** START OF SUPPLIED MATERIAL **
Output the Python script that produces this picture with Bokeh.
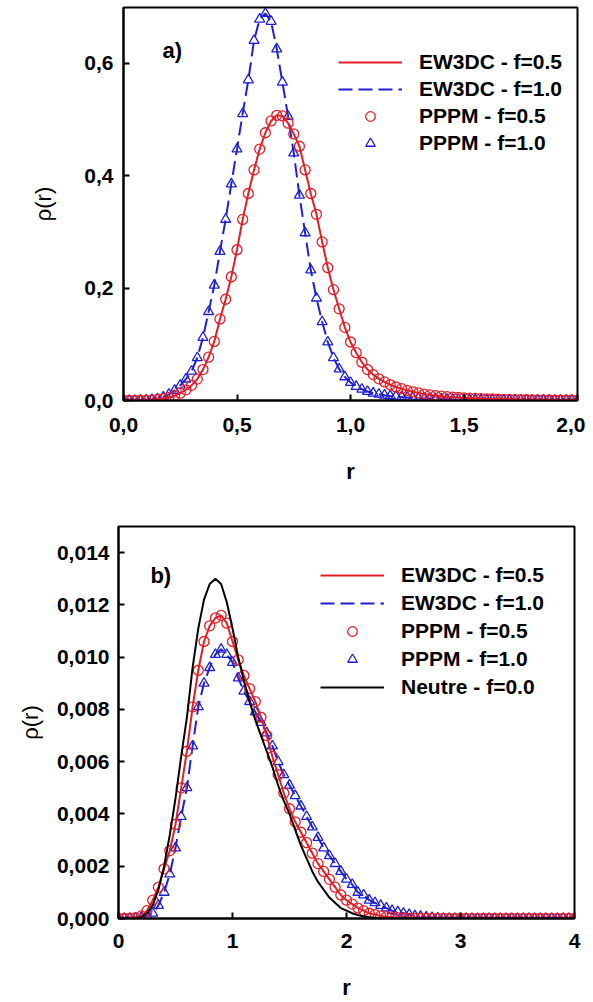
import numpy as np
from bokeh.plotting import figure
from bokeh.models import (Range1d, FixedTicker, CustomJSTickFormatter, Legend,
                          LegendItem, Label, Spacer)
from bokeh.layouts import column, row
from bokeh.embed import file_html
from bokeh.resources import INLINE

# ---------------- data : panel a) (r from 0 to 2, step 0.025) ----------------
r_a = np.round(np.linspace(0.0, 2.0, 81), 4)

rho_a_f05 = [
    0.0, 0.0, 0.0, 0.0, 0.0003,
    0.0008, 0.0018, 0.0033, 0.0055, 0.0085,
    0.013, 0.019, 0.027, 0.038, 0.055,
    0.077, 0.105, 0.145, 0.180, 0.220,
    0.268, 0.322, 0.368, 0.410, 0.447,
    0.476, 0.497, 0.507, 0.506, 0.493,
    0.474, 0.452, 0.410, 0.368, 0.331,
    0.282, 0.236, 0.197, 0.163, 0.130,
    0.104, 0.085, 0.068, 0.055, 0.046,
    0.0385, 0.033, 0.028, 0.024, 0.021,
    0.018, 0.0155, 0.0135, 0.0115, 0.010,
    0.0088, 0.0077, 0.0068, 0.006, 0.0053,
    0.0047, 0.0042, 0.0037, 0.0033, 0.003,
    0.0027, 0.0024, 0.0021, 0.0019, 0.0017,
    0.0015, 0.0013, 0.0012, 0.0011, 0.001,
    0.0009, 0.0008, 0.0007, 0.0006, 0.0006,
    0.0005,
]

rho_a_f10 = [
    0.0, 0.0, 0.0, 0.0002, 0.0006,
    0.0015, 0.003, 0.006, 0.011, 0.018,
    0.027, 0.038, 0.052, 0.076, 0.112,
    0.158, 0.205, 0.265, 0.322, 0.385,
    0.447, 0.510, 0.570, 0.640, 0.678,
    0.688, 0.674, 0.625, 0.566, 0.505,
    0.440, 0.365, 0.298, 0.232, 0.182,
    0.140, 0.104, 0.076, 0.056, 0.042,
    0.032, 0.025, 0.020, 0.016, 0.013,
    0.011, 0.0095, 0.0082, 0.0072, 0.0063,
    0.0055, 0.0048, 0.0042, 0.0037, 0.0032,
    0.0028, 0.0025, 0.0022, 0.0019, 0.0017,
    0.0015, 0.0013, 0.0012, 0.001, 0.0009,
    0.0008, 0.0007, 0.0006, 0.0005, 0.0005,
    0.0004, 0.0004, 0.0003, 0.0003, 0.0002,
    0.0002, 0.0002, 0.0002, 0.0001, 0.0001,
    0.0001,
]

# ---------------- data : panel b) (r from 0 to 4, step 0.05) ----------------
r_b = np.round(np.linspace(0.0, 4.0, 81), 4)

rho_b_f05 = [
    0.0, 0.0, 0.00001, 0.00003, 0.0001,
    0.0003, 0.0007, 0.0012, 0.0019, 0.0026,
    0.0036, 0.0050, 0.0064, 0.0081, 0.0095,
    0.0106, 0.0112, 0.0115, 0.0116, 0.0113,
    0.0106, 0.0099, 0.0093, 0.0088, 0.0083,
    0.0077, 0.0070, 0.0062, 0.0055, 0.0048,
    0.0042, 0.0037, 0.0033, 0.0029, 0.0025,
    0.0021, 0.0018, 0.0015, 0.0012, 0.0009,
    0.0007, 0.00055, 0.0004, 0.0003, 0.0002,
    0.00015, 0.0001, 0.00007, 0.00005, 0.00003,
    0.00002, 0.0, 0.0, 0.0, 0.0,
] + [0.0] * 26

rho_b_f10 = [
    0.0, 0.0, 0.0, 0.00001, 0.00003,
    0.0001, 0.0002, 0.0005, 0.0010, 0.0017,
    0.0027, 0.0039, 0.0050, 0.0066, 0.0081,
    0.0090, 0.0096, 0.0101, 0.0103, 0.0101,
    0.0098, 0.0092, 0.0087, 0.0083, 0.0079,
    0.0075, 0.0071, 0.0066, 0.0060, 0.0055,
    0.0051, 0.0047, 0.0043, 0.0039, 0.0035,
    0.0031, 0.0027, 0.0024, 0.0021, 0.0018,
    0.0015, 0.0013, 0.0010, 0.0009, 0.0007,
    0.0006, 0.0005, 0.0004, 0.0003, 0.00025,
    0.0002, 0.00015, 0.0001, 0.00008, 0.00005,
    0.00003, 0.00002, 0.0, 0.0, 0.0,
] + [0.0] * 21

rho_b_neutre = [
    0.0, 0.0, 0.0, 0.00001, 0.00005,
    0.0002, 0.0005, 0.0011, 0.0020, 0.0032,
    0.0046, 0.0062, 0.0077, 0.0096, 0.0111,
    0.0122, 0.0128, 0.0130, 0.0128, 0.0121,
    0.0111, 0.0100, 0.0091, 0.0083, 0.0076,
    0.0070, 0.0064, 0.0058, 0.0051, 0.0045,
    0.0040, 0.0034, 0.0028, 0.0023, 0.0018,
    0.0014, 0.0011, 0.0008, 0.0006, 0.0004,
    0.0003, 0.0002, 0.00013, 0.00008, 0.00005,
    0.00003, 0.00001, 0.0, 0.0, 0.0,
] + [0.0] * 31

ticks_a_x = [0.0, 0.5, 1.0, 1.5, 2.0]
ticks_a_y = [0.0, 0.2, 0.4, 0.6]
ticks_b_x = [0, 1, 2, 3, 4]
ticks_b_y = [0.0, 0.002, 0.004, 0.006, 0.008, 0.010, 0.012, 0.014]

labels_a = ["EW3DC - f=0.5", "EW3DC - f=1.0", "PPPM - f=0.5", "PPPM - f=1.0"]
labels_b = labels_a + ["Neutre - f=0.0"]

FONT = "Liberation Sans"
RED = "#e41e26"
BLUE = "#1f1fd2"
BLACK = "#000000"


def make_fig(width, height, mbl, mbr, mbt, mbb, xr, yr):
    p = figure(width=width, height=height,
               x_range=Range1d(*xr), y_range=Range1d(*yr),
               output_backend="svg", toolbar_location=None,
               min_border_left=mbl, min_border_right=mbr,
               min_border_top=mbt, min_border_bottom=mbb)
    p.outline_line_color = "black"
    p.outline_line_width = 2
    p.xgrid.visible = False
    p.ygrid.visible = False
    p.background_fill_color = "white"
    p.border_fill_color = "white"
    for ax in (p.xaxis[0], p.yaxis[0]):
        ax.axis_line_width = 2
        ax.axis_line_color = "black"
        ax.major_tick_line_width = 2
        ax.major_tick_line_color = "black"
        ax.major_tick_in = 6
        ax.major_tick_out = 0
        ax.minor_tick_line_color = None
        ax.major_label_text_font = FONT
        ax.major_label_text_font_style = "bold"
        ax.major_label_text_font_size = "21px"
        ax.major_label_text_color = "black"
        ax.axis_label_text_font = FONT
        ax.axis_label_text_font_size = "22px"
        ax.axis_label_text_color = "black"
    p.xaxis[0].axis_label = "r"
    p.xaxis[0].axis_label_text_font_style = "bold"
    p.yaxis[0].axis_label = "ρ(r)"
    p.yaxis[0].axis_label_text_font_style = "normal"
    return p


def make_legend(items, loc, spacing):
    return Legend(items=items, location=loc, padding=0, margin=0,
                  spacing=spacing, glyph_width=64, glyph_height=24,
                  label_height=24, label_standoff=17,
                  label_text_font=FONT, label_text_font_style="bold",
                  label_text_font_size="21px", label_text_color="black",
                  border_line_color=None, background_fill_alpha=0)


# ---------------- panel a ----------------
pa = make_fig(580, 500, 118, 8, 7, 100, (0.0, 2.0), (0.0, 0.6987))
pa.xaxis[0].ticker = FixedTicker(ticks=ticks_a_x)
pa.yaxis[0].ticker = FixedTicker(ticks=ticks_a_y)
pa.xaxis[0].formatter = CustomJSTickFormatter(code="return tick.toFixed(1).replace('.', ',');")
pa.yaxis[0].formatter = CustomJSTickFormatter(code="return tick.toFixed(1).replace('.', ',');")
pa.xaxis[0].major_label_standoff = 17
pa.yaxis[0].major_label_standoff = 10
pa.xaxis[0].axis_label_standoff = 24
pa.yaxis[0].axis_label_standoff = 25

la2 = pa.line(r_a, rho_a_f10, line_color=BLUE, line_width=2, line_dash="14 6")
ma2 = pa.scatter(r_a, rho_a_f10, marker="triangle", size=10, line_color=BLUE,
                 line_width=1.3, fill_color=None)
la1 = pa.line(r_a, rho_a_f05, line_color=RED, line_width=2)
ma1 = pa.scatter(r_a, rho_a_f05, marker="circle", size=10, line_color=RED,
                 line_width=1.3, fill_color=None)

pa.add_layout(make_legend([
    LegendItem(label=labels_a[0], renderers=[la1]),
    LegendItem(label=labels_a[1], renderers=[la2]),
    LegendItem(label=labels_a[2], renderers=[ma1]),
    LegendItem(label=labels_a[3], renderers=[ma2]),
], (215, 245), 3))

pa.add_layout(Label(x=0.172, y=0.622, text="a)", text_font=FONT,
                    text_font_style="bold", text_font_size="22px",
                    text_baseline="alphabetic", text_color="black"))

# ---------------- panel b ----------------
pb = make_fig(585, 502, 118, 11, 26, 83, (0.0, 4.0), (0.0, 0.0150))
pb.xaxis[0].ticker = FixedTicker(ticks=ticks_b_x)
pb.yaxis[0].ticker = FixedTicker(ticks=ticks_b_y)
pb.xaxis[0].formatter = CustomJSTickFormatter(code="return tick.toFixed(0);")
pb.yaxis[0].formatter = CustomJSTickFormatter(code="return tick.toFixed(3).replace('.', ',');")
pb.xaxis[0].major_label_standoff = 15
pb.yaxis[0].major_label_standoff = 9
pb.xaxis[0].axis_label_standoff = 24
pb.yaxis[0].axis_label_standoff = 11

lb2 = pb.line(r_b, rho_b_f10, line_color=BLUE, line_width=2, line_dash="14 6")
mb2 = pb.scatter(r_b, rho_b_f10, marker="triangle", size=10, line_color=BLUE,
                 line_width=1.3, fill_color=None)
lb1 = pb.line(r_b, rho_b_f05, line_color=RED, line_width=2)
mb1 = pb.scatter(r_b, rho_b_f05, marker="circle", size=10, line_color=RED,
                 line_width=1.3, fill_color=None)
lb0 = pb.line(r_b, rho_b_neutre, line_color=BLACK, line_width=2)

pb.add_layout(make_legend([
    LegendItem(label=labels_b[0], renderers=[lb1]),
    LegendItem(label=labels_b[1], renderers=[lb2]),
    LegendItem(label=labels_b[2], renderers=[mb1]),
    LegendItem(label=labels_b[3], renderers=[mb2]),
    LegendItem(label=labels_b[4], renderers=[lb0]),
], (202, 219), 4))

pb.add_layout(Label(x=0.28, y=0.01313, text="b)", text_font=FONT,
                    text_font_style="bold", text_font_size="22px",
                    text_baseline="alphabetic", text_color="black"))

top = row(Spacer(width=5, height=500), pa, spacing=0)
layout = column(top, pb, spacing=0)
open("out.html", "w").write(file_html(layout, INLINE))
** END OF SUPPLIED MATERIAL **
## GOAL OF THE EXERCISE
Repeat only what lies between the start of the data and the end of the line containing "r_a = np.round(np.linspace(0.0, 2.0, 81), 4)", exactly, with pictures left out.

## TASK RESULT
Output the Python script that produces this picture with Bokeh.
import numpy as np
from bokeh.plotting import figure
from bokeh.models import (Range1d, FixedTicker, CustomJSTickFormatter, Legend,
                          LegendItem, Label, Spacer)
from bokeh.layouts import column, row
from bokeh.embed import file_html
from bokeh.resources import INLINE

# ---------------- data : panel a) (r from 0 to 2, step 0.025) ----------------
r_a = np.round(np.linspace(0.0, 2.0, 81), 4)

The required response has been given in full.